Unfortunately, despite Democrats’ heated calls to punish Saudi Arabia—whether by withdrawing US troops from the kingdom, pausing weapons sales, or passing the “No Oil Producing and Exporting Cartels Act of 2021” —it is unlikely that congressional ire will result in legislation being passed via the traditional route. By contrast, a War Powers Resolution focused on ending unauthorized US military support for Saudi Arabia’s intervention in Yemen would both have privileged status and require prompt congressional action. It is the best way forward if the goal is to call Saudi Arabia to account. A War Powers Resolution is waiting to be brought to the floor, with the support of well over 100 members of Congress from both houses and parties. However, these cosponsorships will disappear once the 118th Congress convenes: The time for congressional action is now.
For its part, the Biden administration initially promised “consequences” for Saudi Arabia’s recent actions, but has since reasserted the importance of US-Saudi ties. It is quite possible that the kingdom and its de facto ruler Mohammed bin Salman will get away—yet again—with a slap on the wrist. This is because neither the Biden administration nor a substantial portion of Congress wishes to antagonize a long-standing partner, especially one with such power over the global oil market. Similar to the short-lived fury that followed the murder of Jamal Khashoggi, the current umbrage may dissipate, leaving the fundamentals of US-Saudi policy unchanged. The status quo serves the interests of the defense industry, which spent over $27 million in donations to Congress in this election cycle alone: Saudi Arabia remains its most important customer.
But this outdated approach makes American citizens and elections vulnerable to the whims of the House of Saud.
When the United States represented the most powerful state in the global order, partner countries had no choice but to play by America’s rules. But now the Saudis, along with much of the rest of the world, have adjusted their behavior to a new, multipolar reality.

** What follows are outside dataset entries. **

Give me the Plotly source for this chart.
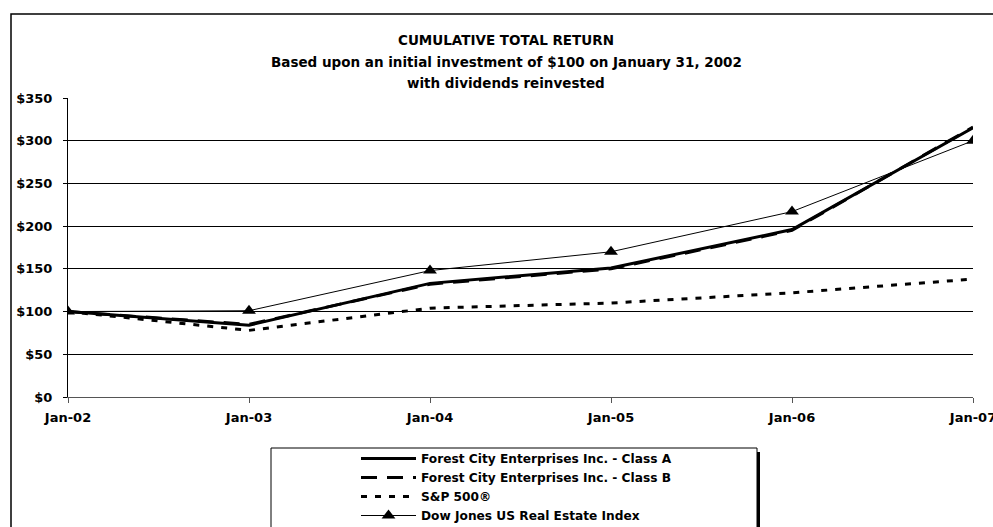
import plotly.graph_objects as go

dates = ["Jan-02", "Jan-03", "Jan-04", "Jan-05", "Jan-06", "Jan-07"]
class_a = [100, 84, 133, 151, 196, 315]
class_b = [100, 85, 132, 150, 195, 316]
sp500 = [100, 78, 104, 110, 122, 138]
dj_re = [100, 101, 148, 170, 217, 300]

FONT = "DejaVu Sans, Liberation Sans, Arial, sans-serif"

# pixel -> paper helpers (plot area: x 68..973, y 98..397)
L, R, T, B = 68, 973, 98, 397
def px(x):
    return (x - L) / (R - L)
def py(y):
    return (B - y) / (B - T)

fig = go.Figure()
fig.add_trace(go.Scatter(x=dates, y=class_a, mode="lines", name="Forest City Enterprises Inc. - Class A",
                         line=dict(color="black", width=3)))
fig.add_trace(go.Scatter(x=dates, y=class_b, mode="lines", name="Forest City Enterprises Inc. - Class B",
                         line=dict(color="black", width=3, dash="16px,10px")))
fig.add_trace(go.Scatter(x=dates, y=sp500, mode="lines", name="S&P 500®",
                         line=dict(color="black", width=3, dash="6px,8px")))
fig.add_trace(go.Scatter(x=dates, y=dj_re, mode="lines+markers", name="Dow Jones US Real Estate Index",
                         line=dict(color="black", width=1),
                         marker=dict(symbol="triangle-up", size=12, color="black")))

shapes = [
    # outer frame
    dict(type="rect", xref="paper", yref="paper", x0=px(11), x1=px(1010), y0=py(560), y1=py(14),
         line=dict(color="black", width=1.5), layer="below"),
    # legend shadow
    dict(type="rect", xref="paper", yref="paper", x0=px(757), x1=px(760), y0=py(560), y1=py(452),
         line=dict(width=0), fillcolor="black"),
    # legend box
    dict(type="rect", xref="paper", yref="paper", x0=px(271), x1=px(757), y0=py(560), y1=py(448),
         line=dict(color="black", width=1)),
]

annotations = []
for txt, yy in [("CUMULATIVE TOTAL RETURN", 40),
                ("Based upon an initial investment of $100 on January 31, 2002", 62),
                ("with dividends reinvested", 83)]:
    annotations.append(dict(text="<b>" + txt + "</b>", xref="paper", yref="paper",
                            x=px(506), y=py(yy), xanchor="center", yanchor="middle",
                            showarrow=False, font=dict(family=FONT, size=13.5, color="black")))

fig.update_layout(
    width=993, height=527,
    margin=dict(l=L, r=993 - R, t=T, b=527 - B, autoexpand=False),
    paper_bgcolor="white", plot_bgcolor="white",
    font=dict(family=FONT, size=13, color="black"),
    shapes=shapes,
    annotations=annotations,
    showlegend=True,
    legend=dict(x=px(356), y=py(444), xanchor="left", yanchor="top",
                bgcolor="rgba(0,0,0,0)", borderwidth=0,
                font=dict(family=FONT, size=12.2, color="black", weight="bold"),
                itemwidth=55, tracegroupgap=0),
    xaxis=dict(type="category", range=[0, 5], showgrid=False, zeroline=False,
               showline=True, linecolor="#555", linewidth=1,
               ticks="outside", ticklen=5, tickcolor="#555",
               tickfont=dict(family=FONT, size=13, color="black", weight="bold"),
               ticklabelstandoff=3, fixedrange=True),
    yaxis=dict(range=[0, 350], dtick=50, tickprefix="$", showgrid=True, gridcolor="black",
               gridwidth=1, zeroline=False, showline=True, linecolor="black", linewidth=1,
               ticks="outside", ticklen=4, tickcolor="black",
               tickfont=dict(family=FONT, size=13, color="black", weight="bold"),
               ticklabelstandoff=8, fixedrange=True),
)

fig.write_html("out.html", config={"displayModeBar": False},
               post_script="document.body.style.margin='0';")
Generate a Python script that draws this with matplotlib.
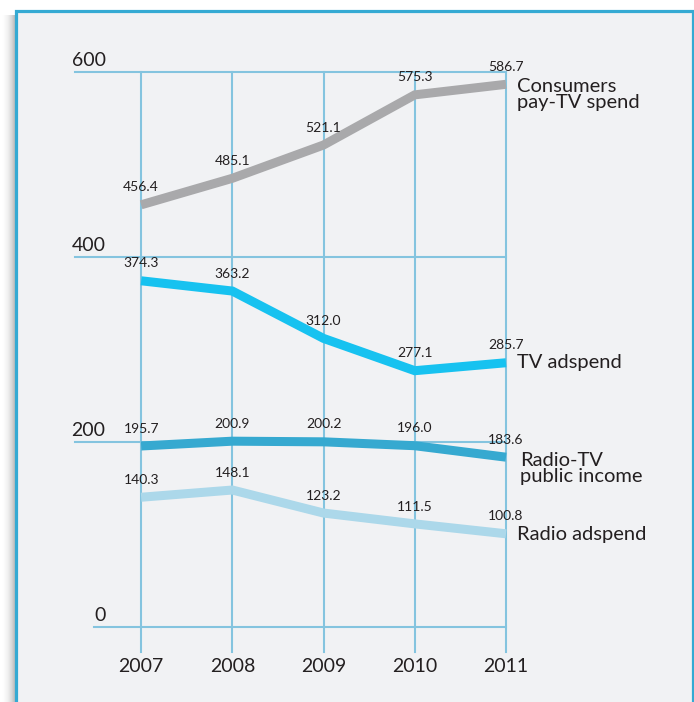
import numpy as np
import matplotlib.pyplot as plt
from matplotlib.patches import Rectangle

plt.rcParams['font.family'] = ['Lato', 'DejaVu Sans']

years = [2007, 2008, 2009, 2010, 2011]
pay_tv = [456.4, 485.1, 521.1, 575.3, 586.7]
tv_ad = [374.3, 363.2, 312.0, 277.1, 285.7]
public_income = [195.7, 200.9, 200.2, 196.0, 183.6]
radio_ad = [140.3, 148.1, 123.2, 111.5, 100.8]

series_names = ["Consumers\npay-TV spend", "TV adspend", "Radio-TV\npublic income", "Radio adspend"]
series_values = [pay_tv, tv_ad, public_income, radio_ad]
series_colors = ["#a9a9ab", "#17c2f0", "#36a9d0", "#acd8ea"]
# where the series name sits (y in data units, x offset in years from 2011)
name_y = [576, 285.7, 171, 99.5]
name_dx = [0.12, 0.12, 0.15, 0.12]

y_ticks = [0, 200, 400, 600]
grid_color = "#84c4df"
text_color = "#231f20"

W, H = 694, 702
fig = plt.figure(figsize=(W / 100, H / 100), dpi=100)
fig.patch.set_facecolor("white")

# soft shadow on the left of the panel
sh = fig.add_axes([2 / W, 0, 13 / W, (H - 15) / H], zorder=-2)
grad = np.linspace(0, 1, 50)[None, :] ** 1.4
sh.imshow(grad, aspect="auto", cmap="Greys", vmin=0, vmax=2.6, extent=[0, 1, 0, 1])
sh.axis("off")

# panel
fig.patches.append(Rectangle((15.5 / W, -0.05), (692.5 - 15.5) / W, 1.05 - 10.5 / H,
                             transform=fig.transFigure, facecolor="#f1f2f4",
                             edgecolor="#35aad3", linewidth=2.3, zorder=-1))

left_px, right_px = 75, 506
top_px, bottom_px = 72, 652
ax = fig.add_axes([left_px / W, (H - bottom_px) / H,
                   (right_px - left_px) / W, (bottom_px - top_px) / H], zorder=1)
ax.set_xlim(2006.275, 2011)
ax.set_ylim(-27, 600)
ax.axis("off")

# grid
for v in y_ticks:
    x0 = 2006.48 if v == 0 else 2006.275
    ax.plot([x0, 2011], [v, v], color=grid_color, lw=1.5, clip_on=False, zorder=1)
    ax.text(2006.61, v + 3, str(v), ha="right", va="bottom", fontsize=14,
            color=text_color)
for yr in years:
    ax.plot([yr, yr], [-27, 600], color=grid_color, lw=1.5, clip_on=False, zorder=1)
    ax.text(yr, -33, str(yr), ha="center", va="top", fontsize=14, color=text_color)

# series
for name, vals, col, ny, dx in zip(series_names, series_values, series_colors, name_y, name_dx):
    ax.plot(years, vals, color=col, lw=6.5, solid_capstyle="butt",
            solid_joinstyle="miter", clip_on=False, zorder=3)
    for yr, v in zip(years, vals):
        ax.annotate(f"{v:.1f}", (yr, v), xytext=(0, 12.5), textcoords="offset points",
                    ha="center", va="center", fontsize=10, color=text_color, zorder=4)
    ax.text(2011 + dx, ny, name, ha="left", va="center", fontsize=14.5,
            color=text_color, linespacing=0.92)

fig.savefig("out.png", dpi=100)
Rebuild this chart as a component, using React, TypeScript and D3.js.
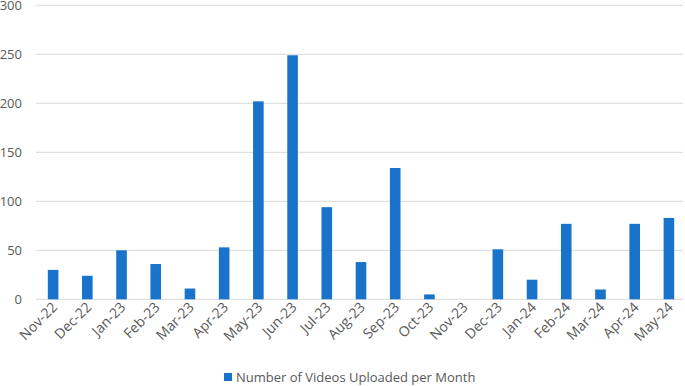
import React from "react";
import * as d3 from "d3";

const categories = ["Nov-22","Dec-22","Jan-23","Feb-23","Mar-23","Apr-23","May-23","Jun-23","Jul-23","Aug-23","Sep-23","Oct-23","Nov-23","Dec-23","Jan-24","Feb-24","Mar-24","Apr-24","May-24"];
const values = [30,24,50,36,11,53,202,249,94,38,134,5,0,51,20,77,10,77,83];
const yTicks = [0,50,100,150,200,250,300];
const seriesName = "Number of Videos Uploaded per Month";

const W = 685, H = 386;
const left = 36, right = 686, top = 5.3, bottom = 299.3;
const color = "#1a73cb";
const textColor = "#595959";
const font = "'Open Sans', sans-serif";

export default function App() {
  const x = d3.scaleBand<string>().domain(categories).range([left, right]).paddingInner(0.69).paddingOuter(0.345);
  const y = d3.scaleLinear().domain([0, 300]).range([bottom, top]);
  return (
    <svg width={W} height={H} style={{ position: "absolute", left: 0, top: 0, background: "#fff" }}>
      {yTicks.map(t => (
        <g key={t}>
          <line x1={left} x2={683} y1={y(t)} y2={y(t)} stroke="#d9d9d9" strokeWidth={1} />
          <text x={22} y={y(t)} dy="0.35em" textAnchor="end" fontFamily={font} fontSize={13} fill={textColor}>{t}</text>
        </g>
      ))}
      {categories.map((c, i) => (
        <rect key={c} x={x(c)} y={y(values[i])} width={x.bandwidth()} height={y(0) - y(values[i])} fill={color} />
      ))}
      {categories.map(c => {
        const cx = (x(c) as number) + x.bandwidth() / 2 + 5;
        const cy = 308;
        return (
          <text key={c} x={cx} y={cy} transform={`rotate(-45 ${cx} ${cy})`} textAnchor="end" fontFamily={font} fontSize={14} fill={textColor}>{c}</text>
        );
      })}
      <rect x={224} y={373} width={8} height={8} fill={color} />
      <text x={236} y={377} dy="0.35em" fontFamily={font} fontSize={13} fill={textColor}>{seriesName}</text>
    </svg>
  );
}
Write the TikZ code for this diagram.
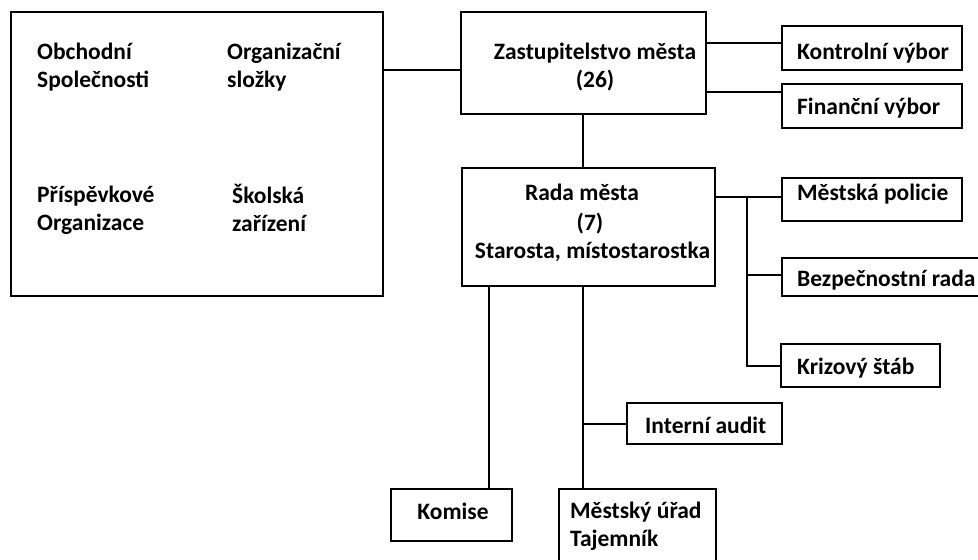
\documentclass[tikz,border=0pt]{standalone}
\usepackage{fontspec}
\setmainfont{Carlito}
\begin{document}
\begin{tikzpicture}[x=1pt,y=-1pt,
  box/.style={draw,line width=2pt,inner sep=0pt,minimum width=#1},
  txt/.style={inner sep=0pt,font=\bfseries\fontsize{23.5}{28}\selectfont},
  conn/.style={line width=2pt}]
\useasboundingbox (0,0) rectangle (978,560);
% boxes
\node[box=372,minimum height=284] (org) at (197,154) {};
\node[box=245,minimum height=102] (zast) at (583.5,63) {};
\node[box=180,minimum height=44] (kontrol) at (872,48) {};
\node[box=180,minimum height=44] (financ) at (872,106) {};
\node[box=253,minimum height=118] (rada) at (588.5,227) {};
\node[box=180,minimum height=43] (policie) at (872,199.5) {};
\node[box=210,minimum height=38] (bezpec) at (887,277) {};
\node[box=159,minimum height=43] (krize) at (860.5,365.5) {};
\node[box=155,minimum height=41] (audit) at (704.5,423.5) {};
\node[box=121,minimum height=52] (komise) at (451.5,515) {};
\node[box=157,minimum height=86] (urad) at (637.5,532) {};
% texts
\node[txt,align=left,anchor=west] (t-obch) at (37,67) {Obchodní\\Společnosti};
\node[txt,align=left,anchor=west] (t-orgs) at (227,67) {Organizační\\složky};
\node[txt,align=left,anchor=west] (t-prisp) at (37,210) {Příspěvkové\\Organizace};
\node[txt,align=left,anchor=west] (t-skol) at (232,208) {Školská\\zařízení};
\node[txt,align=center] (t-zast) at (595,67) {Zastupitelstvo města\\(26)};
\node[txt,anchor=base] (t-rada1) at (582,200.5) {Rada města};
\node[txt,anchor=base] (t-rada2) at (590,230.5) {(7)};
\node[txt,anchor=base] (t-rada3) at (592.5,258.5) {Starosta, místostarostka};
\node[txt,anchor=west] (t-kontrol) at (797,53) {Kontrolní výbor};
\node[txt,anchor=west] (t-financ) at (797,108) {Finanční výbor};
\node[txt,anchor=west] (t-policie) at (797,194) {Městská policie};
\node[txt,anchor=west] (t-bezpec) at (797,280) {Bezpečnostní rada};
\node[txt,anchor=west] (t-krize) at (797,368) {Krizový štáb};
\node[txt,anchor=west] (t-audit) at (645,425) {Interní audit};
\node[txt] (t-komise) at (453,511) {Komise};
\node[txt,align=left,anchor=west] (t-urad) at (570,526) {Městský úřad\\Tajemník};
% connectors
\draw[conn] ([yshift=84pt]org.east) -- ([yshift=-7pt]zast.west);
\draw[conn] ([yshift=20pt]zast.east) -- ([yshift=20pt]zast.east -| kontrol.west);
\draw[conn] ([yshift=-29pt]zast.east) -- ([yshift=-29pt]zast.east -| financ.west);
\draw[conn] ([xshift=-0.5pt]zast.south) -- ([xshift=-0.5pt]zast.south |- rada.north);
\draw[conn] ([yshift=30pt]rada.east) -- ([yshift=30pt]rada.east -| policie.west);
\coordinate (bus) at ([yshift=30pt,xshift=31pt]rada.east);
\draw[conn] (bus) |- (krize.west);
\draw[conn] ([yshift=2pt]bus |- bezpec.west) -- ([yshift=2pt]bezpec.west);
\draw[conn] (komise.north -| 489,0) -- (rada.south -| 489,0);
\draw[conn] (urad.north -| 583,0) -- (rada.south -| 583,0);
\coordinate (ajoint) at (583,424);
\draw[conn] (ajoint) -- (ajoint -| audit.west);
\end{tikzpicture}
\end{document}
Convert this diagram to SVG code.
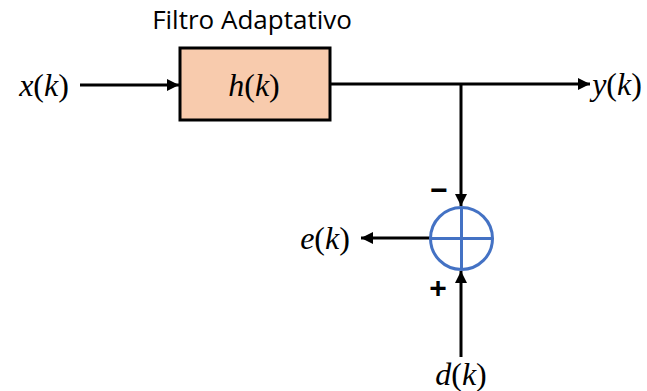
<svg xmlns="http://www.w3.org/2000/svg" width="647" height="391" viewBox="0 0 647 391">
<style>
.m{font-family:"Liberation Serif","DejaVu Serif",serif;font-size:32px;fill:#000}
.i{font-style:italic}
.c{stroke:#000;stroke-width:3;fill:none}
.t{font-family:"Open Sans","Liberation Sans",sans-serif;font-size:26px;fill:#000}
.s{font-family:"Liberation Sans",sans-serif;font-weight:bold;font-size:30px;fill:#000}
</style>
<defs>
<marker id="a" viewBox="0 0 10 10" refX="10" refY="5" markerWidth="4" markerHeight="4" orient="auto" markerUnits="strokeWidth">
<path d="M0,0 L10,5 L0,10 z" fill="#000"/>
</marker>
</defs>
<rect width="647" height="391" fill="#fff"/>
<g id="connectors">
<line class="c" x1="80" y1="85" x2="179" y2="85" marker-end="url(#a)"/>
<line class="c" x1="331" y1="84" x2="590" y2="84" marker-end="url(#a)"/>
<line class="c" x1="461" y1="84" x2="461" y2="206" marker-end="url(#a)"/>
<line class="c" x1="430" y1="238" x2="361" y2="238" marker-end="url(#a)"/>
<line class="c" x1="461" y1="357" x2="461" y2="271" marker-end="url(#a)"/>
</g>
<g id="filter">
<text class="t" x="252" y="29" text-anchor="middle">Filtro Adaptativo</text>
<rect x="180" y="48" width="150" height="72" fill="#F8CBAD" stroke="#000" stroke-width="3"/>
<text class="m" x="254" y="96" text-anchor="middle"><tspan class="i">h</tspan>(<tspan class="i">k</tspan>)</text>
</g>
<g id="input"><text class="m" x="44" y="96" text-anchor="middle"><tspan class="i">x</tspan>(<tspan class="i">k</tspan>)</text></g>
<g id="output"><text class="m" x="617" y="95" text-anchor="middle"><tspan class="i">y</tspan>(<tspan class="i">k</tspan>)</text></g>
<g id="sum">
<circle cx="461.5" cy="238.5" r="31" fill="none" stroke="#4472C4" stroke-width="3"/>
<line x1="430.5" y1="238.5" x2="492.5" y2="238.5" stroke="#4472C4" stroke-width="3"/>
<line x1="461.5" y1="207.5" x2="461.5" y2="269.5" stroke="#4472C4" stroke-width="3"/>
<text class="s" x="439" y="200" text-anchor="middle">−</text>
<text class="s" x="438" y="298" text-anchor="middle">+</text>
</g>
<g id="error"><text class="m" x="325" y="249" text-anchor="middle"><tspan class="i">e</tspan>(<tspan class="i">k</tspan>)</text></g>
<g id="desired"><text class="m" x="461" y="385" text-anchor="middle"><tspan class="i">d</tspan>(<tspan class="i">k</tspan>)</text></g>
</svg>
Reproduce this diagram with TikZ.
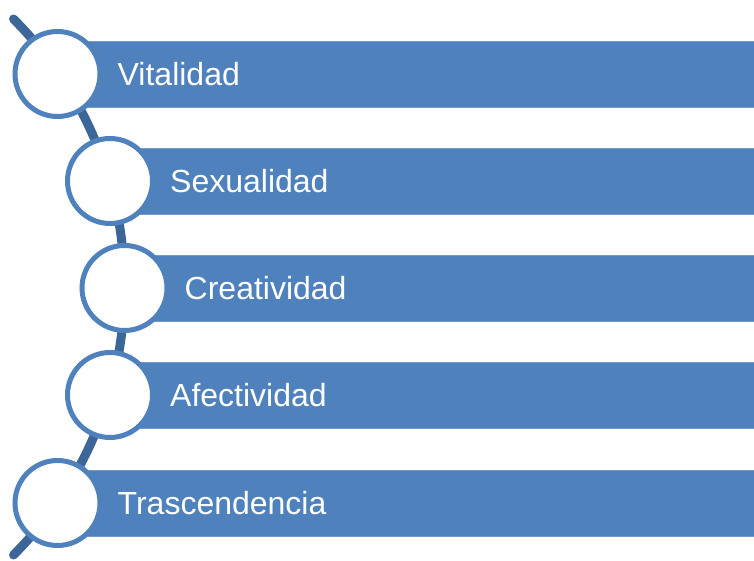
\documentclass[tikz,border=0pt]{standalone}
\usepackage{fontspec}
\setmainfont{Liberation Sans}
\definecolor{barblue}{HTML}{4F81BD}
\definecolor{linkblue}{HTML}{3D6698}
\tikzset{
  bar/.style={fill=barblue, draw=barblue!80!white, anchor=west, minimum height=66pt,
              inner xsep=60pt, inner ysep=0pt, align=left, text=white,
              font=\fontsize{32}{37}\selectfont},
  ring/.style={circle, draw=barblue, fill=white, line width=5pt, minimum size=85pt, inner sep=0pt}
}
\begin{document}
\begin{tikzpicture}[x=1pt,y=1pt]
\useasboundingbox (0,0) rectangle (754,561);

% the arc behind the rings
\draw[linkblue, line width=9pt, line cap=round] (-254.5,274) ++(45:379pt) arc (45:-45:379pt);

\foreach \cx/\cy/\txt [count=\i] in {57.5/487/Vitalidad, 110/380/Sexualidad,
    124.5/273/Creatividad, 110/166/Afectividad, 57.5/58/Trascendencia} {
    \pgfmathsetmacro\w{754-\cx-120}
    \node[bar, text width=\w pt] (b\i) at (\cx,\cy) {\txt};
    \node[ring] (c\i) at (\cx,\cy) {};
}

\end{tikzpicture}
\end{document}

Under this new order, useful military hardware can be purchased from a growing list of manufacturers, including China, Turkey, or Iran; Asia and Africa have replaced North America and Europe as the world’s largest consumer markets; China and Russia increasingly challenge America’s all-powerful self-image. Partners like Saudi Arabia will hedge their bets, maintaining ties with the US, Russia, and China, while also increasingly asserting their own independence and influence on the world stage.
For now, however, Saudi Arabia’s military remains dependent on US weapons and spare parts. It would take years, if not decades, to switch to an alternate supplier, giving Washington considerable potential leverage over Saudi behavior with respect to Yemen, for example. It was arguably the threat of a War Powers Resolution that helped pressure the Saudis to accept the UN brokered truce that held from April to October, as the Saudis wished to avoid the embarrassment of losing the ability to fly their own planes without the assistance of US military contractors.
The United States should adapt to the new diffusion of power in the world by pursuing a more realistic foreign policy. Part of this reassessment must involve decoupling the interest of the US arms industry in reaping profits from sales to repressive regimes from US decision-making about what best serves the interests of peace and stability in key regions like the Middle East.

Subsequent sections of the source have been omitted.